When we want to know what keeps our very lives afloat, there’s nothing that can put every question to rest. We’ve got too much invested in the answer. So we know all about wanting a little proof, and never quite getting it.
But if you think the message here is “Don’t be like Peter,” then get real. We’ll always be like Peter. We’ll always approach the communion rail with at least a part of our minds on other things. Before his arrest even Jesus had some second thoughts—he was, after all, quite human. It’s the way we’re made, so stop pretending.

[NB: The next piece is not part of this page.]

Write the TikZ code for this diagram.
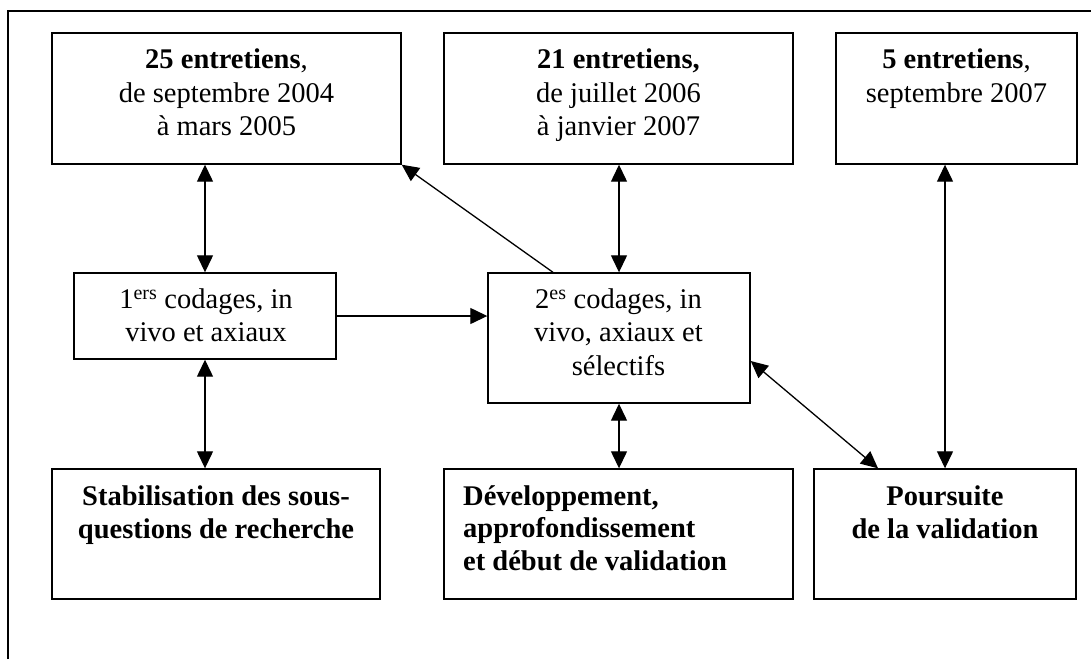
\documentclass[tikz,border=0pt]{standalone}
\usepackage{fontspec}
\setmainfont{Liberation Serif}
\usetikzlibrary{arrows.meta}
\tikzset{
  box/.style={draw, line width=1.4pt, inner sep=0pt, rectangle},
  txt/.style={inner sep=0pt, align=center, font=\fontsize{28.5}{33.5}\selectfont},
  txtl/.style={inner sep=0pt, align=left, font=\fontsize{28.5}{32.5}\selectfont},
  txtb/.style={inner sep=0pt, align=center, font=\fontsize{28.5}{32.5}\selectfont\bfseries},
  conn/.style={line width=1.3pt, {Triangle[length=17pt,width=16pt]}-{Triangle[length=17pt,width=16pt]}},
  conn1/.style={line width=1.3pt, -{Triangle[length=17pt,width=16pt]}},
}
\begin{document}
\begin{tikzpicture}[x=1pt,y=-1pt]
\useasboundingbox[fill=white] (0,0) rectangle (1091,659);
\draw[line width=1.6pt] (8,659) -- (8,11) -- (1091,11);
% boxes
\node[box, minimum width=349pt, minimum height=131pt] (A) at (226.5,98.5) {};
\node[box, minimum width=349pt, minimum height=131pt] (B) at (618.5,98.5) {};
\node[box, minimum width=241pt, minimum height=131pt] (C) at (956.5,98.5) {};
\node[box, minimum width=262pt, minimum height=86pt] (D) at (205,316) {};
\node[box, minimum width=262pt, minimum height=130pt] (E) at (619,338) {};
\node[box, minimum width=328pt, minimum height=130pt] (F) at (216,534) {};
\node[box, minimum width=349pt, minimum height=130pt] (G) at (618.5,534) {};
\node[box, minimum width=262pt, minimum height=130pt] (H) at (945,534) {};
% texts
\node[txt, anchor=north] (tA) at (226.5,48.7) {\textbf{25 entretiens},\\de septembre 2004\\à mars 2005};
\node[txt, anchor=north] (tB) at (618.5,48.7) {\textbf{21 entretiens,}\\de juillet 2006\\à janvier 2007};
\node[txt, anchor=north] (tC) at (956.5,48.7) {\textbf{5 entretiens},\\septembre 2007};
\node[txt, anchor=north] (tD) at (206,288.5) {1\textsuperscript{ers} codages, in\\vivo et axiaux};
\node[txt, anchor=north] (tE) at (618.5,288.5) {2\textsuperscript{es} codages, in\\vivo, axiaux et\\sélectifs};
\node[txtb, anchor=north] (tF) at (216,485.7) {Stabilisation des sous-\\questions de recherche};
\node[txtl, anchor=north west] (tG) at (463,485.2) {\textbf{Développement,}\\\textbf{approfondissement}\\\textbf{et début de validation}};
\node[txtb, anchor=north] (tH) at (945,485.7) {Poursuite\\de la validation};
% connectors
\draw[conn] (D.north) -- (D.north |- A.south);
\draw[conn] (D.south) -- (D.south |- F.north);
\draw[conn] (E.north) -- (E.north |- B.south);
\draw[conn] (E.south) -- (E.south |- G.north);
\draw[conn] (H.north) -- (H.north |- C.south);
\draw[conn1] (D.east) -- (E.west |- D.east);
\draw[conn1] ([xshift=-66pt]E.north) -- (A.south east);
\draw[conn] ([yshift=-23pt]E.east) -- ([xshift=-67pt]H.north);
\end{tikzpicture}
\end{document}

The point of this story is not about how to walk on water, or else fail. It’s not about Peter’s doubts. It’s that, doubts and all, he still stayed afloat. And that’s because he wasn’t alone. He was in the arms of “I AM,” and even his doubts couldn’t keep God away. He was carried back to the community of faith, humbled, to be sure, but not excluded, not sunk. Doubts didn’t matter. Producing enough faith didn’t matter (if you have to produce it, it’s not faith). Only God’s all-inclusive embrace mattered.
And that’s the way things still are. We come together today, in person or online, to celebrate the communion of God’s Spirit in Jesus Christ, because what happened back then still happens. Our knit-together lives are still afloat in the very arms of God, whether we notice or not. It doesn’t depend on us. “Take heart, I AM.” And so God is. Right here.